South Korean authorities have arrested 19 members of a fraudulent social media chat group that scammed 308 investors out of nearly $19 million. 

Those arrested had operated an open chat room and scammed hundreds of investors out of $18.8 million by promising quick profits if victims invested in unlisted coins. The chat room pretended to offer legitimate cryptocurrency trading tips and even delivered some profits before encouraging members to invest in unlisted coins, according to Seungwon Lee. 

Unlisted coins

The fraudulent unlisted coins never delivered any profits, and those arrested severed ties with investors when the investors started demanding their money back or profits. When victims attempted to withdraw their funds, the gang would demand withdrawal fees. If the victim refused, the gang would cut off contact.

The Daegu Police Agency’s criminal task force made the arrests on May 21. However, they believe that at least six other suspects are still at large and are currently overseas. Interpol has been requested to issue red notices for these individuals. 

Pig-butchering tactics

The gang leader used pig-butchering tactics to recruit new members. Per the police report, the leader of the chat room would promise individuals employment in Myanmar, encourage them to illegally enter the country, and force them to join the criminal organization. 

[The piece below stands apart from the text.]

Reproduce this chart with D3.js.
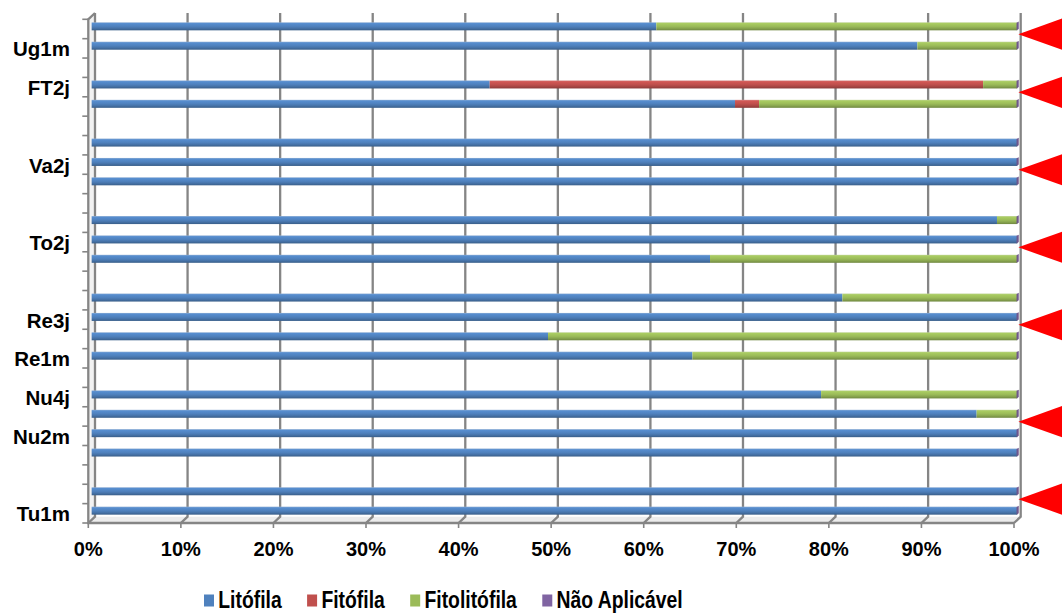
<!DOCTYPE html>
<html>
<head>
<meta charset="utf-8">
<script src="https://cdn.jsdelivr.net/npm/d3@7"></script>
<style>
  html, body { margin: 0; padding: 0; background: #fff; }
  svg { display: block; font-family: "Liberation Sans", Arial, sans-serif; }
</style>
</head>
<body>
<svg id="chart" width="1062" height="613"></svg>
<script>
// Rows listed top to bottom; only every other row carries a visible label
const categories = ["", "Ug1m", "", "FT2j", "", "", "", "Va2j", "", "", "", "To2j", "",
                    "", "", "Re3j", "", "Re1m", "", "Nu4j", "", "Nu2m", "", "", "", "Tu1m"];

const seriesNames = ["Litófila", "Fitófila", "Fitolitófila", "Não Aplicável"];
const seriesColors = ["#4F81BD", "#C0504D", "#9BBB59", "#8064A2"];

// Percent shares per row
const litofila     = [61.0, 89.2, 0, 43.0, 69.5, 0, 100, 100, 100, 0, 97.8, 100, 66.8,
                      0, 81.1, 100, 49.3, 64.9, 0, 78.8, 95.6, 100, 100, 0, 100, 100];
const fitofila     = [0, 0, 0, 53.3, 2.6, 0, 0, 0, 0, 0, 0, 0, 0,
                      0, 0, 0, 0, 0, 0, 0, 0, 0, 0, 0, 0, 0];
const fitolitofila = [39.0, 10.8, 0, 3.7, 27.9, 0, 0, 0, 0, 0, 2.2, 0, 33.2,
                      0, 18.9, 0, 50.7, 35.1, 0, 21.2, 4.4, 0, 0, 0, 0, 0];
const naoAplicavel = [0, 0, 0, 0, 0, 0, 0, 0, 0, 0, 0, 0, 0,
                      0, 0, 0, 0, 0, 0, 0, 0, 0, 0, 0, 0, 0];

const xTicks = [0, 0.1, 0.2, 0.3, 0.4, 0.5, 0.6, 0.7, 0.8, 0.9, 1.0];

// Pointer markers: placed on the boundary above the given row
const markerRows = [1, 4, 8, 12, 16, 21, 25];

const rows = categories.map((c, i) => ({
  idx: i,
  "Litófila": litofila[i],
  "Fitófila": fitofila[i],
  "Fitolitófila": fitolitofila[i],
  "Não Aplicável": naoAplicavel[i]
}));

const svg = d3.select("#chart");

// Front plane of the 3D box and the depth offset to its back wall
const plot = { left: 88.3, right: 1014, top: 19.3, bottom: 523 };
const depth = { dx: 6.7, dy: -6.3 };

const x = d3.scaleLinear().domain([0, 1]).range([plot.left, plot.right]);
const y = d3.scaleBand().domain(d3.range(categories.length)).range([plot.top, plot.bottom]);
const step = y.step();

const stack = d3.stack().keys(seriesNames).offset(d3.stackOffsetExpand);
const stacked = stack(rows);

// Gradients giving the bars a lit top and shaded underside
const defs = svg.append("defs");
seriesColors.forEach((c, k) => {
  const base = d3.color(c);
  const g = defs.append("linearGradient")
    .attr("id", "grad" + k).attr("x1", 0).attr("y1", 0).attr("x2", 0).attr("y2", 1);
  g.append("stop").attr("offset", "0%").attr("stop-color", d3.interpolateRgb(c, "#ffffff")(0.35));
  g.append("stop").attr("offset", "15%").attr("stop-color", base.brighter(0.25).formatHex());
  g.append("stop").attr("offset", "50%").attr("stop-color", c);
  g.append("stop").attr("offset", "72%").attr("stop-color", base.darker(0.3).formatHex());
  g.append("stop").attr("offset", "100%").attr("stop-color", base.darker(0.9).formatHex());
});

const axisColor = "#858585";

// Floor
svg.append("polygon")
  .attr("points", [
    [x(0), plot.bottom], [x(0) + depth.dx, plot.bottom + depth.dy],
    [x(1) + depth.dx, plot.bottom + depth.dy], [x(1), plot.bottom]
  ].map(p => p.join(",")).join(" "))
  .attr("fill", "#ececec");

// Side wall
svg.append("polygon")
  .attr("points", [
    [x(0), plot.top], [x(0) + depth.dx, plot.top + depth.dy],
    [x(0) + depth.dx, plot.bottom + depth.dy], [x(0), plot.bottom]
  ].map(p => p.join(",")).join(" "))
  .attr("fill", "#f2f2f2");

// Back-wall gridlines and their floor continuation
const grid = svg.append("g").attr("stroke", axisColor).attr("stroke-width", 2.3).attr("fill", "none");
xTicks.forEach(t => {
  grid.append("path")
    .attr("d", `M${x(t) + depth.dx},${plot.top + depth.dy}V${plot.bottom + depth.dy}L${x(t)},${plot.bottom}`);
});

// Front edges of wall and floor
grid.append("path")
  .attr("d", `M${x(0) + depth.dx},${plot.top + depth.dy}L${x(0)},${plot.top}V${plot.bottom}H${x(1)}`);

// Category ticks on the left edge
const yTickPos = d3.range(categories.length + 1).map(i => plot.top + i * step);
svg.append("g").attr("stroke", axisColor).attr("stroke-width", 1.6)
  .selectAll("line").data(yTickPos).join("line")
  .attr("x1", x(0) - 6).attr("x2", x(0)).attr("y1", d => d).attr("y2", d => d);

// Value ticks below the floor edge
svg.append("g").attr("stroke", axisColor).attr("stroke-width", 1.6)
  .selectAll("line").data(xTicks).join("line")
  .attr("x1", d => x(d)).attr("x2", d => x(d))
  .attr("y1", plot.bottom).attr("y2", plot.bottom + 5);

// Bars sit halfway into the depth of the box
const barH = 8;
const bx = depth.dx / 2, by = depth.dy / 2;
const barY = i => y(i) + by + (step - barH) / 2 + 0.5;

const barsG = svg.append("g");
stacked.forEach((s, k) => {
  barsG.append("g")
    .selectAll("rect")
    .data(s.filter(d => d[1] - d[0] > 0))
    .join("rect")
    .attr("x", d => x(d[0]) + bx)
    .attr("width", d => x(d[1]) - x(d[0]))
    .attr("y", d => barY(d.data.idx))
    .attr("height", barH)
    .attr("fill", `url(#grad${k})`);
});

// End faces of the bars, in the last series colour
const filledRows = rows.filter(r => seriesNames.some(n => r[n] > 0));
barsG.append("g").selectAll("polygon").data(filledRows).join("polygon")
  .attr("points", r => {
    const xe = x(1) + bx, yt = barY(r.idx), yb = yt + barH;
    return [[xe - 0.8, yt + 0.4], [xe + 1.4, yt - 0.8], [xe + 1.4, yb - 1.4], [xe - 0.8, yb]]
      .map(p => p.join(",")).join(" ");
  })
  .attr("fill", d3.color(seriesColors[3]).darker(0.4).formatHex());

// Category labels
svg.append("g")
  .selectAll("text").data(categories.map((c, i) => ({ c, i })).filter(d => d.c))
  .join("text")
  .attr("x", 70)
  .attr("y", d => y(d.i) + step / 2 + 8)
  .attr("text-anchor", "end")
  .attr("font-size", 20.5).attr("font-weight", "bold").attr("fill", "#000")
  .text(d => d.c);

// Value labels
const fmt = d3.format(".0%");
svg.append("g")
  .selectAll("text").data(xTicks).join("text")
  .attr("x", d => x(d))
  .attr("y", 556)
  .attr("text-anchor", "middle")
  .attr("font-size", 20).attr("font-weight", "bold").attr("fill", "#000")
  .text(d => fmt(d));

// Pointer markers on the right
svg.append("g").selectAll("polygon").data(markerRows).join("polygon")
  .attr("points", r => {
    const ty = plot.top + r * step - 4.5, tx = x(1) + bx + 1;
    return [[tx, ty], [tx + 70, ty - 25], [tx + 70, ty + 25]].map(p => p.join(",")).join(" ");
  })
  .attr("fill", "#ff0000");

// Legend
const legend = svg.append("g");
let lx = 204;
seriesNames.forEach((name, k) => {
  legend.append("rect")
    .attr("x", lx).attr("y", 594.5).attr("width", 10).attr("height", 12)
    .attr("fill", seriesColors[k]);
  const t = legend.append("text")
    .attr("transform", `translate(${lx + 14.3},607.5) scale(0.79,1)`)
    .attr("font-size", 24.5).attr("font-weight", "bold").attr("fill", "#000")
    .text(name);
  const w = t.node().getComputedTextLength() * 0.79;
  lx = lx + 14.3 + w + 25.4;
});
</script>
</body>
</html>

The leaders confiscated passports and cell phones and confined individuals to coerce them into committing fraud. 

Pig butcher scams typically start when bad actors gain the trust of an unsuspecting victim and then ask them to make large investments in lucrative schemes. After the victim transfers the funds, the fraudsters disappear with the money.

Nithin Kamath, the founder of Zerodha, posted on X, “As the name implies, a pig butchering scam involves fattening the victim before butchering. Scammers gain the trust of users by using fake profiles. They use the pretense of love and friendship to gain the trust of users and then induce them to send money for jobs and high-return investments and steal the money. These scams are global, and their scope is staggering.”

These arrests come amidst other global crypto arrests, on Monday, the United States Justice Department arrested two Chinese nationals behind a $73 million money laundering scheme using similar pig-butchering tactics.

The police are currently trying to locate the stolen funds and have requested Interpol’s assistance in finding six additional individuals.